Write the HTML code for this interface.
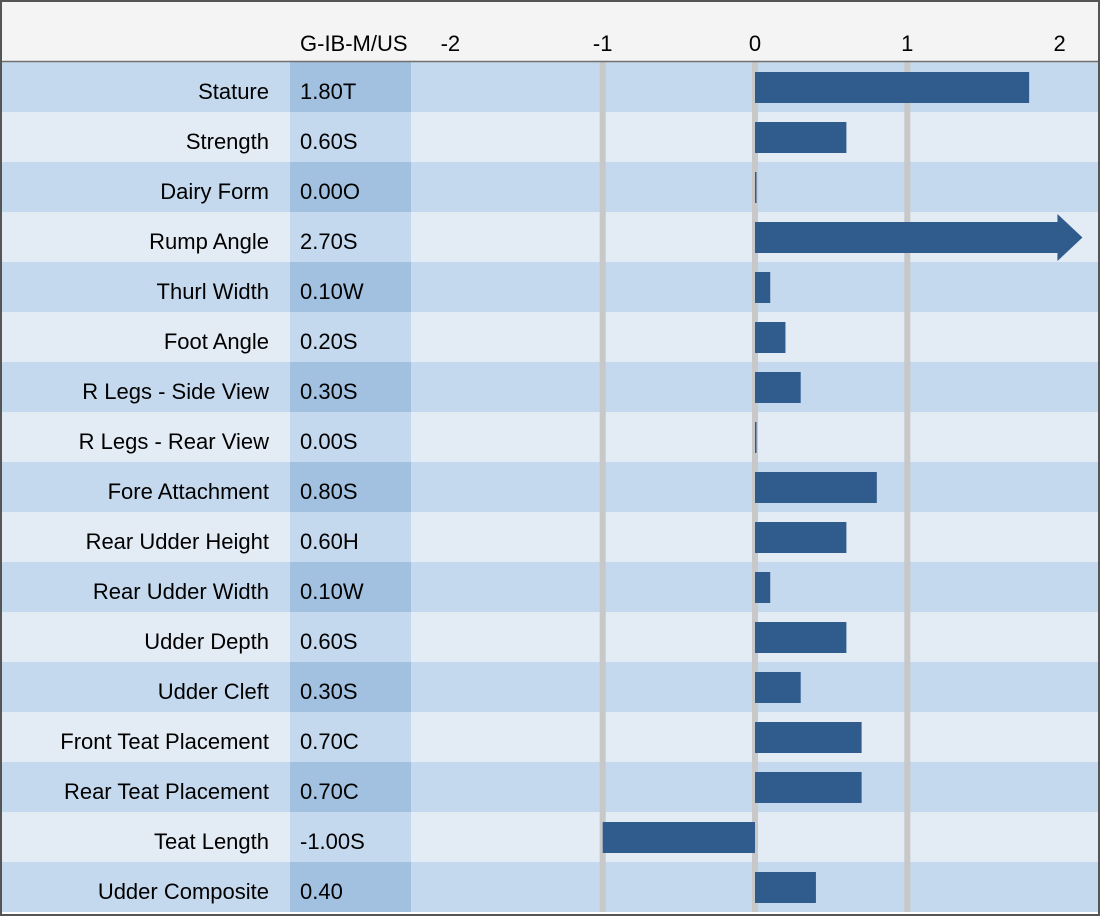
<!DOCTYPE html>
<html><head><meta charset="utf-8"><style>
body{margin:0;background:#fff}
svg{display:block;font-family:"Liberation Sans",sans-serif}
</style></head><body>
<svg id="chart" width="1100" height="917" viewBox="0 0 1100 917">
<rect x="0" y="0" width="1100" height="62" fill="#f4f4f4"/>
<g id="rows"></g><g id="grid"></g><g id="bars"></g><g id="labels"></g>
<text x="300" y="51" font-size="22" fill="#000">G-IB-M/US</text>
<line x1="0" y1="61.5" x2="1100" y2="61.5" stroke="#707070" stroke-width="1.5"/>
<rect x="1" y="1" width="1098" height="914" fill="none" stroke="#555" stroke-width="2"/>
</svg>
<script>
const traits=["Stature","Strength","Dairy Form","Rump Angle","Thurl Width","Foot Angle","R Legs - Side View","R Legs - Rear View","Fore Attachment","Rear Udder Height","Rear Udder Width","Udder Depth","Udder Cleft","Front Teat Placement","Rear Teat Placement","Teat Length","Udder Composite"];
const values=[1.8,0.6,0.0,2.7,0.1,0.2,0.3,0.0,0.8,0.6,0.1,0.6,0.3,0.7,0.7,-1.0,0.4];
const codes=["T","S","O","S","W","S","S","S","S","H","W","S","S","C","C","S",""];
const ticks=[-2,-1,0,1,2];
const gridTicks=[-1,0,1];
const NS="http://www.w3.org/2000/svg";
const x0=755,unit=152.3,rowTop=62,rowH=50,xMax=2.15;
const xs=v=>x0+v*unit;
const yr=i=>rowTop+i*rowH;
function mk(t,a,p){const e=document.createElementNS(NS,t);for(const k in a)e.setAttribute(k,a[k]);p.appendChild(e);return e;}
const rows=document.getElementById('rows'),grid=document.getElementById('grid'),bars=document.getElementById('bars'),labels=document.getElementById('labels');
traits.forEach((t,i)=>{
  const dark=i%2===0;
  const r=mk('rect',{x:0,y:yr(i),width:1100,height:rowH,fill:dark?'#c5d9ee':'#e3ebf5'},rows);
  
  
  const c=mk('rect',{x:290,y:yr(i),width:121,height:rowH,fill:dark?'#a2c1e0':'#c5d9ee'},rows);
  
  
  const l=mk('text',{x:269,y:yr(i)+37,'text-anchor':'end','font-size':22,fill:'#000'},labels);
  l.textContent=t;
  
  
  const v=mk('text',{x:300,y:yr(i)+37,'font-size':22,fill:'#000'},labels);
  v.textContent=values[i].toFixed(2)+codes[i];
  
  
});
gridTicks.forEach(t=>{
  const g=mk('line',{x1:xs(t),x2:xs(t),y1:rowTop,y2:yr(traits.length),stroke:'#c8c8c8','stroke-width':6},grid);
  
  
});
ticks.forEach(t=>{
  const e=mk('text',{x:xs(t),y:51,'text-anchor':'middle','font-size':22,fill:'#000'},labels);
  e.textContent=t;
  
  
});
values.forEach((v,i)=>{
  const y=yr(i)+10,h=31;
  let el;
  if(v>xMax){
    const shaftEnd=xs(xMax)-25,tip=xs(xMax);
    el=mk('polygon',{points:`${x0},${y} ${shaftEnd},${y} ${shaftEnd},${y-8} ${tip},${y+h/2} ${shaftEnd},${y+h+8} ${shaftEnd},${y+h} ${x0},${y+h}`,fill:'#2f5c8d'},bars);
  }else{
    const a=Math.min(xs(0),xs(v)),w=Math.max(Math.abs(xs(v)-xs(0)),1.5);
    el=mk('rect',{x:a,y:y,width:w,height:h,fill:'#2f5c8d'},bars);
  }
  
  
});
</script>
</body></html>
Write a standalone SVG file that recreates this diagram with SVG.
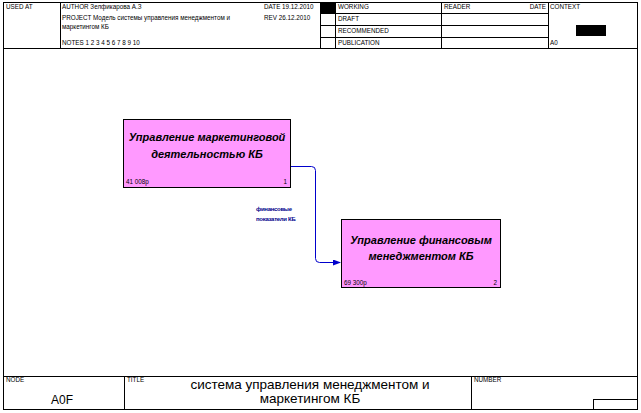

..............................

> [Required work]: All the records need to be repeated exactly, with the images dropped.

> [Exercise solution]:
Write the HTML code for this interface.
<!DOCTYPE html>
<html><head><meta charset="utf-8"><style>
body{margin:0;background:#fff}
svg{display:block;font-family:"Liberation Sans",sans-serif}
</style></head><body>
<svg id="chart" width="1100" height="917" viewBox="0 0 1100 917">
<rect x="0" y="0" width="1100" height="62" fill="#f4f4f4"/>
<g id="rows"></g><g id="grid"></g><g id="bars"></g><g id="labels"></g>
<text x="300" y="51" font-size="22" fill="#000">G-IB-M/US</text>
<line x1="0" y1="61.5" x2="1100" y2="61.5" stroke="#707070" stroke-width="1.5"/>
<rect x="1" y="1" width="1098" height="914" fill="none" stroke="#555" stroke-width="2"/>
</svg>
<script>
const traits=["Stature","Strength","Dairy Form","Rump Angle","Thurl Width","Foot Angle","R Legs - Side View","R Legs - Rear View","Fore Attachment","Rear Udder Height","Rear Udder Width","Udder Depth","Udder Cleft","Front Teat Placement","Rear Teat Placement","Teat Length","Udder Composite"];
const values=[1.8,0.6,0.0,2.7,0.1,0.2,0.3,0.0,0.8,0.6,0.1,0.6,0.3,0.7,0.7,-1.0,0.4];
const codes=["T","S","O","S","W","S","S","S","S","H","W","S","S","C","C","S",""];
const ticks=[-2,-1,0,1,2];
const gridTicks=[-1,0,1];
const NS="http://www.w3.org/2000/svg";
const x0=755,unit=152.3,rowTop=62,rowH=50,xMax=2.15;
const xs=v=>x0+v*unit;
const yr=i=>rowTop+i*rowH;
function mk(t,a,p){const e=document.createElementNS(NS,t);for(const k in a)e.setAttribute(k,a[k]);p.appendChild(e);return e;}
const rows=document.getElementById('rows'),grid=document.getElementById('grid'),bars=document.getElementById('bars'),labels=document.getElementById('labels');
traits.forEach((t,i)=>{
  const dark=i%2===0;
  const r=mk('rect',{x:0,y:yr(i),width:1100,height:rowH,fill:dark?'#c5d9ee':'#e3ebf5'},rows);
  
  
  const c=mk('rect',{x:290,y:yr(i),width:121,height:rowH,fill:dark?'#a2c1e0':'#c5d9ee'},rows);
  
  
  const l=mk('text',{x:269,y:yr(i)+37,'text-anchor':'end','font-size':22,fill:'#000'},labels);
  l.textContent=t;
  
  
  const v=mk('text',{x:300,y:yr(i)+37,'font-size':22,fill:'#000'},labels);
  v.textContent=values[i].toFixed(2)+codes[i];
  
  
});
gridTicks.forEach(t=>{
  const g=mk('line',{x1:xs(t),x2:xs(t),y1:rowTop,y2:yr(traits.length),stroke:'#c8c8c8','stroke-width':6},grid);
  
  
});
ticks.forEach(t=>{
  const e=mk('text',{x:xs(t),y:51,'text-anchor':'middle','font-size':22,fill:'#000'},labels);
  e.textContent=t;
  
  
});
values.forEach((v,i)=>{
  const y=yr(i)+10,h=31;
  let el;
  if(v>xMax){
    const shaftEnd=xs(xMax)-25,tip=xs(xMax);
    el=mk('polygon',{points:`${x0},${y} ${shaftEnd},${y} ${shaftEnd},${y-8} ${tip},${y+h/2} ${shaftEnd},${y+h+8} ${shaftEnd},${y+h} ${x0},${y+h}`,fill:'#2f5c8d'},bars);
  }else{
    const a=Math.min(xs(0),xs(v)),w=Math.max(Math.abs(xs(v)-xs(0)),1.5);
    el=mk('rect',{x:a,y:y,width:w,height:h,fill:'#2f5c8d'},bars);
  }
  
  
});
</script>
</body></html>
Write a standalone SVG file that recreates this diagram with SVG.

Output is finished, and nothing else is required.